Month: January 2013

  • QGIS: Getting your ClickFu back (summary: nope)

    ClickFu is dead in QGIS 3. Please try to forget how useful it was. nextgis / clickfu appears to be an updated version, but it has old QT dependencies and no longer works either.

    Since QGIS 1.8 took the rather boneheaded move of hiding all the plugin sources except the official one, here’s how to get the other repositories back:

    Now you can add all the plugins!

    ClickFu is kind of magic. It allows you to choose an online map service, click anywhere on your GIS viewport, and the correct location link opens in your browser. Very handy for sharing locations with people who don’t have a GIS setup. It properly takes coordinate reference systems into account, too, so no messing about with datum shifts and the like.

    Another plugin that hasn’t made it to the official repo is Luiz Motta’s Zip Layers. It still lurks at http://pyqgis.org/repo/contributed.

    Click Fu runs just fun under QGIS 2.2 – as long as you remember to delete any pre-2.0 versions and then reinstall.

  • GeoURIs for fun and profit

    Behold the GeoURI:

    geo:37.22976,-93.28663

    It’s just a simple lat/long pair which some browsers (mostly mobile) will parse as locations. It probably won’t work in your desktop browser, but here’s an example as a link: Askinosie Chocolate — Springfield, MO.
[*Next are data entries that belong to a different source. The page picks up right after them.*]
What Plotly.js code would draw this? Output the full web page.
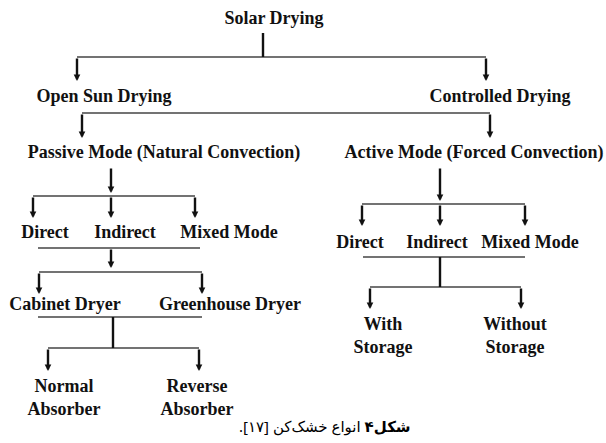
<!DOCTYPE html>
<html>
<head>
<meta charset="utf-8">
<script src="https://cdn.plot.ly/plotly-3.0.1.min.js"></script>
<style>html,body{margin:0;padding:0;background:#fff;}#chart{width:606px;height:443px;}</style>
</head>
<body>
<div id="chart"></div>
<script>
// Node labels of the classification tree and their places on the page grid
const nodeLabels = [
  "Solar Drying",
  "Open Sun Drying", "Controlled Drying",
  "Passive Mode (Natural Convection)", "Active Mode (Forced Convection)",
  "Direct", "Indirect", "Mixed Mode",
  "Direct", "Indirect", "Mixed Mode",
  "Cabinet Dryer", "Greenhouse Dryer",
  "Normal<br>Absorber", "Reverse<br>Absorber",
  "With<br>Storage", "Without<br>Storage"
];
const nodeX = [274, 104, 500, 164, 474, 45, 125, 229, 360, 437, 530, 65, 230, 64, 197, 383, 515];
const nodeY = [19, 97, 97, 153, 153, 233, 233, 233, 243, 243, 243, 305, 305, 399, 399, 337, 337];

// Thin horizontal connector bars: level y, from x, to x
const barY  = [57, 113, 196, 248, 272, 317, 348, 204, 257, 287];
const barX0 = [77, 82, 33, 38, 39, 38, 48, 362, 363, 370];
const barX1 = [486, 490, 195, 200, 202, 202, 199, 525, 525, 521];

// Downward arrows: x, start y, tip y
const arrowX    = [77, 486, 82, 490, 111, 33, 111, 195, 111, 39, 202, 48, 199, 440, 362, 440, 525, 370, 521];
const arrowFrom = [57, 57, 113, 113, 167, 196, 196, 196, 248, 272, 272, 348, 348, 167, 204, 204, 204, 287, 287];
const arrowTo   = [81, 81, 138, 138, 193, 218, 218, 218, 268, 294, 294, 371, 371, 201, 226, 226, 226, 309, 309];

// Plain stems without heads: x, start y, end y
const stemX    = [263, 113, 440];
const stemFrom = [33, 317, 257];
const stemTo   = [57, 348, 287];

const captionText = "<b>شکل۴</b> انواع خشک‌کن [۱۷].\u200F";
const captionX = 325, captionY = 426;

// Build line traces
const bx = [], by = [];
barY.forEach((y, i) => { bx.push(barX0[i], barX1[i], null); by.push(y, y, null); });
const sx = [], sy = [];
stemX.forEach((x, i) => { sx.push(x, x, null); sy.push(stemFrom[i], stemTo[i], null); });

const traces = [
  {x: bx, y: by, mode: 'lines', line: {color: '#444', width: 1.6}, hoverinfo: 'skip', showlegend: false},
  {x: sx, y: sy, mode: 'lines', line: {color: '#111', width: 2.4}, hoverinfo: 'skip', showlegend: false},
  {x: nodeX, y: nodeY, mode: 'text', text: nodeLabels, textposition: 'middle center',
   textfont: {family: '"Liberation Serif", "Times New Roman", serif', size: 18, color: '#111', weight: 'bold'},
   hoverinfo: 'skip', showlegend: false}
];

const annotations = arrowX.map((x, i) => ({
  x: x, y: arrowTo[i], ax: x, ay: arrowFrom[i], xref: 'x', yref: 'y', axref: 'x', ayref: 'y',
  showarrow: true, arrowhead: 2, arrowsize: 0.55, arrowwidth: 2.4, arrowcolor: '#111', text: ''
}));
annotations.push({
  x: captionX, y: captionY, xref: 'x', yref: 'y', showarrow: false, text: captionText,
  font: {family: '"Noto Sans", "DejaVu Sans", sans-serif', size: 15, color: '#000'}
});

const layout = {
  width: 606, height: 443,
  margin: {l: 0, r: 0, t: 0, b: 0},
  paper_bgcolor: '#fff', plot_bgcolor: '#fff',
  xaxis: {range: [0, 606], visible: false, fixedrange: true},
  yaxis: {range: [443, 0], visible: false, fixedrange: true},
  annotations: annotations,
  showlegend: false
};

Plotly.newPlot('chart', traces, layout, {staticPlot: true, displayModeBar: false});
</script>
</body>
</html>
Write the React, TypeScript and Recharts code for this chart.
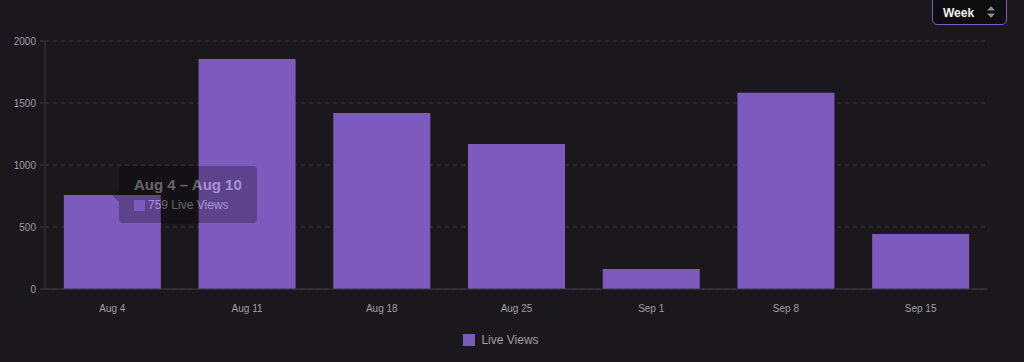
import React from "react";
import {
  BarChart,
  Bar,
  XAxis,
  YAxis,
  CartesianGrid,
  Tooltip,
  Legend,
} from "recharts";

const weeks = ["Aug 4", "Aug 11", "Aug 18", "Aug 25", "Sep 1", "Sep 8", "Sep 15"];
const weekEnds = ["Aug 10", "Aug 17", "Aug 24", "Aug 31", "Sep 7", "Sep 14", "Sep 21"];
const liveViews = [759, 1855, 1420, 1170, 162, 1582, 444];
const yTicks = [0, 500, 1000, 1500, 2000];

const data = weeks.map((w, i) => ({ week: w, end: weekEnds[i], views: liveViews[i] }));

const BG = "#1b181d";
const BAR = "#7d5bbe";
const LINE = "#3a373e";
const FONT = "'Liberation Sans', Arial, Helvetica, sans-serif";

// tooltip is caught mid-fade in the reference, hence the low opacity
function WeekTooltip({ active, payload }: any) {
  if (!active || !payload || !payload.length) return null;
  const p = payload[0].payload;
  return (
    <div style={{ position: "relative", opacity: 0.32, fontFamily: FONT }}>
      <div
        style={{
          position: "absolute",
          left: -6,
          top: 24,
          width: 0,
          height: 0,
          borderTop: "6px solid transparent",
          borderBottom: "6px solid transparent",
          borderRight: "6px solid rgba(0,0,0,0.8)",
        }}
      />
      <div
        style={{
          width: 138,
          height: 57,
          boxSizing: "border-box",
          background: "rgba(0,0,0,0.8)",
          borderRadius: 4,
          padding: "10px 0 0 15px",
          color: "#ffffff",
        }}
      >
        <div style={{ fontSize: 15, fontWeight: 700, lineHeight: "18px" }}>
          {p.week} – {p.end}
        </div>
        <div style={{ display: "flex", alignItems: "center", marginTop: 4, fontSize: 12 }}>
          <span
            style={{
              width: 11,
              height: 11,
              background: BAR,
              marginRight: 3,
              display: "inline-block",
            }}
          />
          {p.views} Live Views
        </div>
      </div>
    </div>
  );
}

function LegendContent() {
  return (
    <div
      style={{
        display: "flex",
        justifyContent: "center",
        alignItems: "center",
        paddingTop: 14,
        paddingLeft: 14,
        fontFamily: FONT,
        fontSize: 12,
        color: "#a19da6",
      }}
    >
      <span style={{ width: 12, height: 12, background: BAR, marginRight: 6, display: "inline-block" }} />
      Live Views
    </div>
  );
}

export default function App() {
  return (
    <div style={{ position: "relative", width: 1024, height: 362, background: BG, overflow: "hidden" }}>
      <style>{`body{margin:0;background:${BG};}`}</style>
      <BarChart
        width={1024}
        height={362}
        data={data}
        margin={{ top: 41, right: 36, bottom: 0, left: 0 }}
        barCategoryGap="14%"
      >
        <CartesianGrid vertical={false} strokeDasharray="4 4" stroke={LINE} />
        <XAxis
          dataKey="week"
          height={30}
          tickLine={false}
          axisLine={{ stroke: LINE }}
          tick={{ fontSize: 10, fill: "#a19da6", fontFamily: FONT }}
          tickMargin={10}
        />
        <YAxis
          width={45}
          domain={[0, 2000]}
          ticks={yTicks}
          tickLine={{ stroke: LINE }}
          tickSize={5}
          axisLine={{ stroke: LINE }}
          tick={{ fontSize: 10, fill: "#a19da6", fontFamily: FONT }}
          tickMargin={4}
        />
        <Tooltip
          content={<WeekTooltip />}
          defaultIndex={0}
          active
          cursor={false}
          position={{ x: 119, y: 166 }}
          isAnimationActive={false}
          wrapperStyle={{ outline: "none" }}
        />
        <Legend verticalAlign="bottom" height={43} content={<LegendContent />} />
        <Bar dataKey="views" name="Live Views" fill={BAR} isAnimationActive={false} />
      </BarChart>
      <div
        style={{
          position: "absolute",
          left: 932,
          top: -4,
          width: 75,
          height: 29,
          boxSizing: "border-box",
          border: "1px solid #7a5cc2",
          borderRadius: 5,
          background: "#0e0d10",
          fontFamily: FONT,
          fontSize: 12,
          fontWeight: 700,
          color: "#f2f2f2",
          display: "flex",
          alignItems: "center",
          paddingTop: 4,
          paddingLeft: 10,
        }}
      >
        Week
        <svg width="8" height="12" viewBox="0 0 8 12" style={{ position: "absolute", left: 54, top: 9 }}>
          <path d="M4 0 L8 4.5 L0 4.5 Z" fill="#8e8a93" />
          <path d="M4 12 L8 7.5 L0 7.5 Z" fill="#8e8a93" />
        </svg>
      </div>
    </div>
  );
}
    You can encode case-insensitive URIs very efficiently as QR Codes. If you’re okay with ~10m resolution on your locations, you can make very tiny QR Codes indeed:

    qrencode -i -o Askinosie.png 'geo:37.2298,-93.2866'

    Askinosie locationI’ve half a mind to make a little GPS-enable box that prints QR Code stickers with the current location, and the caption You are here.